The FMCSA has issued a warning that could catch some carriers off guard, especially those who think a DOT number or operating authority can be bought, sold, or leased like a business asset. The agency’s message is blunt: outside of a legitimate corporate transaction, that kind of deal can lead to a USDOT number being inactivated and related registrations being revoked.

That matters because this is not being framed as a technical paperwork issue. FMCSA is making it clear that a USDOT number is tied to a specific legal person and is not something that can simply change hands because two parties made a deal. For truckers, brokers, and small carriers, that turns this into a serious compliance story with real business consequences.

The agency says a USDOT number belongs to the same legal person forever. In plain terms, that means a sole proprietor cannot sell that number to someone else and let the buyer keep operating under it. If FMCSA finds out that someone other than the assigned legal person is using the number, the agency says it can move to inactivate it and revoke the safety registration tied to it.

FMCSA also extended that warning to operating authority, often referred to as an MC number. The agency says operating authority is not a standalone commodity that can be sold, leased, or rented to another party for use as if that party were the registered entity responsible for safety management and regulatory compliance. If that happens outside of a legitimate corporate transaction, FMCSA says it can revoke the related authority as well.

There is an important distinction in the bulletin that truckers need to understand. This warning is not aimed at normal equipment leasing or common owner-operator lease arrangements that follow federal rules. FMCSA specifically says compliant equipment leasing remains permissible. The crackdown is aimed at the sale, purchase, or lease of the registration or authority itself, not the legal leasing of trucks or drivers under compliant arrangements.

The bulletin also explains why business structure matters. If a trucking company is a corporation or another legal business entity, ownership of the company can change and the USDOT number may remain with that same company if the legal entity continues to exist. But if the old company is dissolved and operations continue under a different entity, the continuing business needs its own USDOT number and cannot simply keep using the old one. That is where many people can get into trouble if they treat authority like something that can be passed around informally.

This makes the story bigger than a routine agency reminder. It speaks directly to fraud, paper-company games, and confusion over who is really responsible for compliance and safety. FMCSA placed the warning in its fraud alerts section, which signals that the agency sees misuse of USDOT and MC numbers as part of a larger registration-integrity problem.

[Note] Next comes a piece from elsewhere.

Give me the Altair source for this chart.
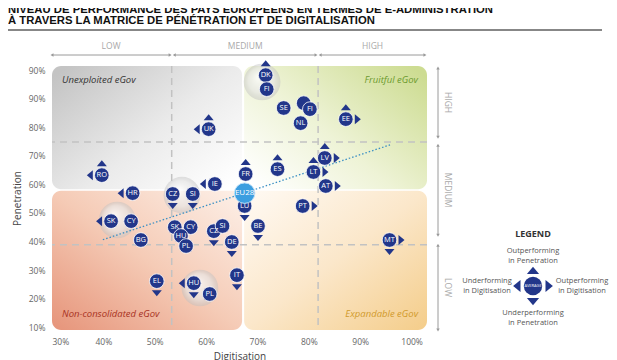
import altair as alt
import pandas as pd

# ---------------- data ----------------
countries = ["DK", "FI", "SE", "", "FI", "NL", "EE", "UK", "RO", "FR", "ES", "LV", "LT", "AT",
             "HR", "IE", "CZ", "SI", "LU", "PT", "SK", "CY", "BG", "SK", "CY", "HU", "PL",
             "CZ", "SI", "DE", "BE", "MT", "IT", "EL", "HU", "PL"]
digitisation = [71.6, 71.8, 75.1, 79.0, 80.2, 78.4, 87.2, 60.5, 39.7, 67.7, 73.9, 83.1, 80.9, 83.3,
                45.7, 61.7, 53.5, 57.4, 67.5, 78.8, 41.5, 45.4, 47.3, 53.9, 57.0, 55.1, 56.1,
                61.5, 63.2, 65.0, 70.1, 95.7, 66.0, 50.4, 57.6, 60.7]
penetration = [98.2, 93.3, 86.7, 88.4, 86.3, 81.4, 82.8, 79.3, 63.2, 63.6, 65.3, 69.2, 64.3, 59.4,
               56.9, 60.1, 56.6, 56.6, 52.4, 52.4, 47.1, 47.1, 40.5, 45.0, 45.0, 41.9, 38.4,
               43.6, 45.4, 39.8, 45.4, 40.5, 28.2, 26.1, 25.4, 21.6]
# U = outperforming in penetration, D = underperforming in penetration,
# L = underperforming in digitisation, R = outperforming in digitisation
arrows = ["U", "", "", "", "", "", "UR", "LU", "LU", "U", "U", "UR", "UR", "R",
          "L", "L", "D", "D", "D", "R", "L", "", "", "", "", "", "",
          "D", "", "D", "D", "RD", "D", "D", "LD", ""]

eu_label = ["EU28"]
eu_digitisation = [67.5]
eu_penetration = [56.9]

trend_x = [39.9, 95.8]
trend_y = [40.6, 73.8]

halo_x = [70.9, 55.3, 42.7, 58.8]
halo_y = [95.8, 56.2, 47.5, 23.7]

quad_names = ["Unexploited eGov", "Fruitful eGov", "Non-consolidated eGov", "Expandable eGov"]
quad_x0 = [30.0, 67.4, 30.0, 67.4]
quad_x1 = [67.0, 103.0, 67.0, 103.0]
quad_y0 = [58.3, 58.3, 9.0, 9.0]
quad_y1 = [101.4, 101.4, 57.7, 57.7]

split_digitisation = [53.3, 81.8]
split_penetration = [74.8, 38.8]

dig_bands = ["LOW", "MEDIUM", "HIGH"]
dig_band_start = [30.0, 53.8, 82.2]
dig_band_end = [53.0, 81.4, 102.6]
pen_bands = ["HIGH", "MEDIUM", "LOW"]
pen_band_start = [100.7, 73.7, 38.7]
pen_band_end = [76.5, 42.2, 9.0]

x_ticks = [30, 40, 50, 60, 70, 80, 90, 100]
x_tick_labels = ["30%", "40%", "50%", "60%", "70%", "80%", "90%", "100%"]
y_ticks = [10, 20, 30, 40, 50, 60, 70, 80, 90, 100]
y_tick_labels = ["10%", "20%", "30%", "40%", "50%", "60%", "70%", "80%", "90%", "90%"]

title_lines = ["NIVEAU DE PERFORMANCE DES PAYS EUROPÉENS EN TERMES DE E-ADMINISTRATION",
               "À TRAVERS LA MATRICE DE PÉNÉTRATION ET DE DIGITALISATION"]

# ---------------- styling ----------------
NAVY = "#22368a"
FONT = "Open Sans"
XS = alt.Scale(domain=[30, 103], nice=False, zero=False)
YS = alt.Scale(domain=[9, 101.4], nice=False, zero=False)


def label_expr(values, labels):
    expr = "''"
    for v, l in zip(values, labels):
        expr = f"datum.value == {v} ? '{l}' : ({expr})"
    return expr


AX = alt.Axis(values=x_ticks, labelExpr=label_expr(x_ticks, x_tick_labels),
              title="Digitisation", labelPadding=7, titlePadding=6)
AY = alt.Axis(values=y_ticks, labelExpr=label_expr(y_ticks, y_tick_labels),
              title="Penetration", labelPadding=7, titlePadding=6)


def X(f):
    return alt.X(f, scale=XS, axis=AX)


def Y(f):
    return alt.Y(f, scale=YS, axis=AY)


df = pd.DataFrame({"country": countries, "dig": digitisation, "pen": penetration})
arrow_rows = []
for c, x, y, a in zip(countries, digitisation, penetration, arrows):
    for d in a:
        arrow_rows.append({"dig": x, "pen": y, "dir": d})
arrow_df = pd.DataFrame(arrow_rows)
eu_df = pd.DataFrame({"country": eu_label, "dig": eu_digitisation, "pen": eu_penetration})
trend_df = pd.DataFrame({"dig": trend_x, "pen": trend_y})
halo_df = pd.DataFrame({"dig": halo_x, "pen": halo_y})
quad_df = pd.DataFrame({"name": quad_names, "x0": quad_x0, "x1": quad_x1, "y0": quad_y0, "y1": quad_y1})
vsplit_df = pd.DataFrame({"dig": split_digitisation})
hsplit_df = pd.DataFrame({"pen": split_penetration})
dband_df = pd.DataFrame({"band": dig_bands, "s": dig_band_start, "e": dig_band_end})
dband_df["mid"] = (dband_df["s"] + dband_df["e"]) / 2
pband_df = pd.DataFrame({"band": pen_bands, "s": pen_band_start, "e": pen_band_end})
pband_df["mid"] = (pband_df["s"] + pband_df["e"]) / 2
dummy = pd.DataFrame({"a": [0]})

# ---------------- quadrant backgrounds ----------------
grads = {
    "Unexploited eGov": alt.Gradient(gradient="linear", x1=0, y1=0.1, x2=1, y2=0.9,
                                     stops=[alt.GradientStop(offset=0, color="#c4c4c4"),
                                            alt.GradientStop(offset=0.55, color="#ebebeb"),
                                            alt.GradientStop(offset=1, color="#ffffff")]),
    "Fruitful eGov": alt.Gradient(gradient="linear", x1=0, y1=0.9, x2=1, y2=0.1,
                                  stops=[alt.GradientStop(offset=0, color="#ffffff"),
                                         alt.GradientStop(offset=0.45, color="#eef3d6"),
                                         alt.GradientStop(offset=1, color="#cddc92")]),
    "Non-consolidated eGov": alt.Gradient(gradient="linear", x1=0, y1=1, x2=1, y2=0,
                                          stops=[alt.GradientStop(offset=0, color="#e6947a"),
                                                 alt.GradientStop(offset=0.5, color="#f5cbb6"),
                                                 alt.GradientStop(offset=1, color="#fdf0e8")]),
    "Expandable eGov": alt.Gradient(gradient="linear", x1=0, y1=0, x2=1, y2=1,
                                    stops=[alt.GradientStop(offset=0, color="#fffaf4"),
                                           alt.GradientStop(offset=0.5, color="#fbe7ca"),
                                           alt.GradientStop(offset=1, color="#f4cd8a")]),
}
layers = []
for name in quad_names:
    layers.append(
        alt.Chart(quad_df).transform_filter(alt.datum.name == name)
        .mark_rect(fill=grads[name], cornerRadius=9, stroke=None)
        .encode(x=X("x0:Q"), x2="x1:Q", y=Y("y0:Q"), y2="y1:Q")
    )

# dashed split lines
layers.append(alt.Chart(vsplit_df).mark_rule(color="#c2c2c2", strokeDash=[7, 5], strokeWidth=1.5)
              .encode(x=X("dig:Q")))
layers.append(alt.Chart(hsplit_df).mark_rule(color="#c2c2c2", strokeDash=[7, 5], strokeWidth=1.5)
              .encode(y=Y("pen:Q")))

# halos
halo_grad = alt.Gradient(gradient="radial", x1=0.4, y1=0.35, r1=0, x2=0.5, y2=0.5, r2=0.5,
                         stops=[alt.GradientStop(offset=0, color="rgba(255,255,255,0.8)"),
                                alt.GradientStop(offset=0.7, color="rgba(228,228,228,0.65)"),
                                alt.GradientStop(offset=1, color="rgba(190,190,190,0.45)")])
layers.append(alt.Chart(halo_df).mark_point(shape="circle", filled=True, fill=halo_grad, size=1350,
                                            opacity=1, strokeWidth=0)
              .encode(x=X("dig:Q"), y=Y("pen:Q")))

# trend line
layers.append(alt.Chart(trend_df).mark_line(color="#3a8fc4", strokeDash=[1.5, 2], strokeWidth=1.3)
              .encode(x=X("dig:Q"), y=Y("pen:Q")))

# arrows
shapes = {
    "U": ("M-1,0.6L1,0.6L0,-0.6Z", 0, -12),
    "D": ("M-1,-0.6L1,-0.6L0,0.6Z", 0, 12),
    "L": ("M0.6,-1L0.6,1L-0.6,0Z", -12, 0),
    "R": ("M-0.6,-1L-0.6,1L0.6,0Z", 12, 0),
}
for d, (path, dx, dy) in shapes.items():
    layers.append(
        alt.Chart(arrow_df).transform_filter(alt.datum.dir == d)
        .mark_point(shape=path, filled=True, color=NAVY, size=100, opacity=1, strokeWidth=0,
                    xOffset=dx, yOffset=dy)
        .encode(x=X("dig:Q"), y=Y("pen:Q"))
    )

# country circles
layers.append(
    alt.Chart(df).mark_circle(size=215, color=NAVY, opacity=1, stroke="white", strokeWidth=0.8)
    .encode(x=X("dig:Q"), y=Y("pen:Q"))
)
layers.append(
    alt.Chart(df).mark_text(color="white", font=FONT, fontSize=7.5, align="center", baseline="middle")
    .encode(x=X("dig:Q"), y=Y("pen:Q"), text="country:N")
)
# EU28
layers.append(
    alt.Chart(eu_df).mark_circle(size=420, color="#3c9ee0", opacity=1, stroke="#bfe0f7", strokeWidth=1)
    .encode(x=X("dig:Q"), y=Y("pen:Q"))
)
layers.append(
    alt.Chart(eu_df).mark_text(color="white", font=FONT, fontSize=8, align="center", baseline="middle")
    .encode(x=X("dig:Q"), y=Y("pen:Q"), text="country:N")
)

# digitisation bands (top)
layers.append(alt.Chart(dband_df).mark_rule(color="#9a9a9a", strokeWidth=1)
              .encode(x=X("s:Q"), x2="e:Q", y=alt.value(-11)))
layers.append(alt.Chart(dband_df).mark_point(shape="triangle-left", filled=True, color="#9a9a9a", size=12, opacity=1)
              .encode(x=X("s:Q"), y=alt.value(-11)))
layers.append(alt.Chart(dband_df).mark_point(shape="triangle-right", filled=True, color="#9a9a9a", size=12, opacity=1)
              .encode(x=X("e:Q"), y=alt.value(-11)))
layers.append(alt.Chart(dband_df).mark_text(color="#a8a8a8", font=FONT, fontSize=8.5, baseline="middle")
              .encode(x=X("mid:Q"), y=alt.value(-20), text="band:N"))

# penetration bands (right)
layers.append(alt.Chart(pband_df).mark_rule(color="#9a9a9a", strokeWidth=1)
              .encode(y=Y("s:Q"), y2="e:Q", x=alt.value(386)))
layers.append(alt.Chart(pband_df).mark_point(shape="triangle-up", filled=True, color="#9a9a9a", size=12, opacity=1)
              .encode(y=Y("s:Q"), x=alt.value(386)))
layers.append(alt.Chart(pband_df).mark_point(shape="triangle-down", filled=True, color="#9a9a9a", size=12, opacity=1)
              .encode(y=Y("e:Q"), x=alt.value(386)))
layers.append(alt.Chart(pband_df).mark_text(color="#a8a8a8", font=FONT, fontSize=8.5, angle=90, baseline="middle")
              .encode(y=Y("mid:Q"), x=alt.value(396), text="band:N"))


def txt(s, px, py, **kw):
    return alt.Chart(dummy).mark_text(text=s, **kw).encode(x=alt.value(px), y=alt.value(py))


# quadrant names
layers.append(txt("Unexploited eGov", 10, 14, align="left", font=FONT, fontSize=9.5, fontStyle="italic", color="#333333"))
layers.append(txt("Fruitful eGov", 366, 14, align="right", font=FONT, fontSize=9.5, fontStyle="italic", color="#6b9a2e"))
layers.append(txt("Non-consolidated eGov", 10, 248, align="left", font=FONT, fontSize=9.5, fontStyle="italic", color="#a83223"))
layers.append(txt("Expandable eGov", 366, 248, align="right", font=FONT, fontSize=9.5, fontStyle="italic", color="#d19a2c"))

# title
TFONT = "Liberation Sans"
layers.append(txt(title_lines[0], -44, -53, align="left", baseline="alphabetic", font=TFONT,
                  fontSize=11.3, fontWeight="bold", color="#111111"))
layers.append(txt(title_lines[1], -44, -42, align="left", baseline="alphabetic", font=TFONT,
                  fontSize=11.3, fontWeight="bold", color="#111111"))
layers.append(alt.Chart(dummy).mark_rule(color="#111111", strokeWidth=1.2)
              .encode(x=alt.value(-44), x2=alt.value(550), y=alt.value(-36)))

# legend
LX, LY = 481, 220
legend_grey = "#555555"
layers.append(txt("LEGEND", LX, LY - 52, font=FONT, fontSize=9, fontWeight="bold", color="#333333"))
layers.append(txt(["Outperforming", "in Penetration"], LX, LY - 35, font=FONT, fontSize=7.5, lineHeight=10, color=legend_grey))
layers.append(txt(["Underperforming", "in Penetration"], LX, LY + 27, font=FONT, fontSize=7.5, lineHeight=10, color=legend_grey))
layers.append(txt(["Underforming", "in Digitisation"], LX - 46, LY - 5, font=FONT, fontSize=7.5, lineHeight=10, color=legend_grey))
layers.append(txt(["Outperforming", "in Digitisation"], LX + 49, LY - 5, font=FONT, fontSize=7.5, lineHeight=10, color=legend_grey))
layers.append(alt.Chart(dummy).mark_circle(size=340, color=NAVY, opacity=1)
              .encode(x=alt.value(LX), y=alt.value(LY)))
layers.append(txt("AVERAGE", LX, LY, font=FONT, fontSize=4, color="white", baseline="middle"))
for d, (path, dx, dy) in shapes.items():
    layers.append(alt.Chart(dummy).mark_point(shape=path, filled=True, color=NAVY, size=150, opacity=1, strokeWidth=0)
                  .encode(x=alt.value(LX + dx * 1.35), y=alt.value(LY + dy * 1.3)))

chart = alt.layer(*layers).properties(
    width=375, height=264,
    padding={"left": 44, "top": 58, "right": 182, "bottom": 30},
    autosize=alt.AutoSizeParams(type="none"),
).configure_view(stroke=None).configure_axis(
    grid=False, domain=False, ticks=False,
    labelFont=FONT, labelFontSize=8.5, labelColor="#666666",
    titleFont=FONT, titleFontSize=10, titleColor="#444444", titleFontWeight="normal",
)

chart.save("out.html", embed_options={"renderer": "svg", "actions": False})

There is also a practical reason this story will get attention from working drivers and small business owners. Land Line reported that OOIDA has seen situations where improper authority transfers created major headaches later. In one example shared by an OOIDA permits and licensing agent, a member sold operating authority, and years later a carrier using that number was involved in a crash. Because the transfer was not handled properly, the original owner was still being pulled into the fallout.

That kind of example is what gives this story teeth. A lot of truckers hear terms like DOT number and operating authority all the time, but not everyone understands how tightly those numbers are tied to legal responsibility. FMCSA’s latest bulletin is a reminder that cutting corners on authority transfers can come back in a big way, especially if there is an enforcement action, a crash, or a fraud investigation down the road.

For carriers thinking about buying a business, selling one, or restructuring one, the safest takeaway is simple. Do not assume a USDOT number or MC authority can be bought, sold, or leased on its own. If the transaction is real, it needs to be structured correctly, documented correctly, and updated with FMCSA correctly. Otherwise, what looks like a shortcut could end with the government shutting the number down.